As well might the musician consider playful and beautiful variations in music as
of no importance ; whereas they serve to relieve, refresh, and at the same time to
sustain the attention, and enable it to return with renewed interest to the simple
melody or theme of the composition.

Howard, in one of his lectures, says: "Colour of different degrees of purity is
scattered throughout all nature, cheering and delighting mankind with a perpetual
display of splendour and magnificence.

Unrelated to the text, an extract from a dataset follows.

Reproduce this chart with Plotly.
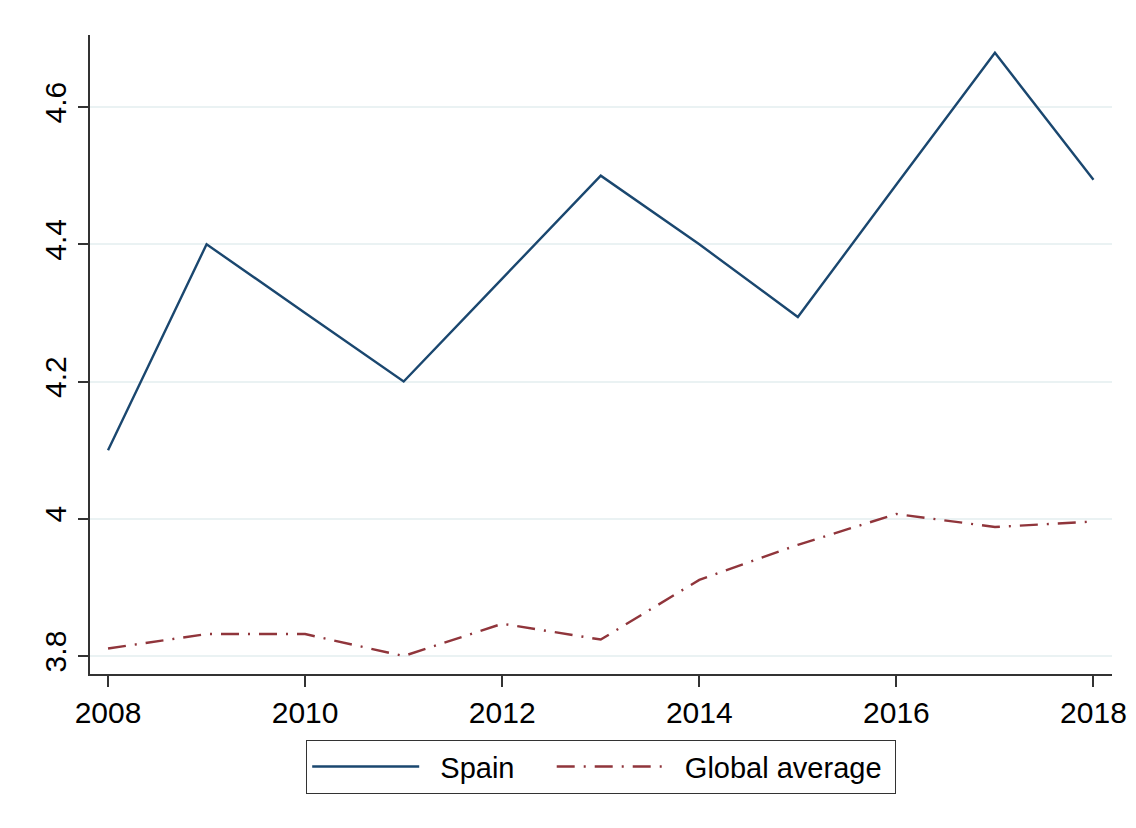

This bountiful provision of nature has
the power of imparting a charm to things the most trivial and otherwise unat-
tractive, and thus furnishes the painter with ready and inexhaustible resources for
the embellishment of his subject, of what kind soever it may be."

Nature presents few of the primary colours to the landscape painter for his
imitation; such objects as birds, minerals, and even flowers, though making the
nearest approach to the primitive colours, are yet seen in portions too small to
have much effect on his picture. The artist may occasionally give a dominant tone
to his composition by a small portion of blue in the sky, or of red in the dress of a
figure; but in general the colours are so blended, harmonized, and diffused by
atmospheric action, that to neglect the tertiary portions of the chromatic scale
would either produce discord, from want of a proper arrangement of colours, or
monotony from their deficiency of contrast.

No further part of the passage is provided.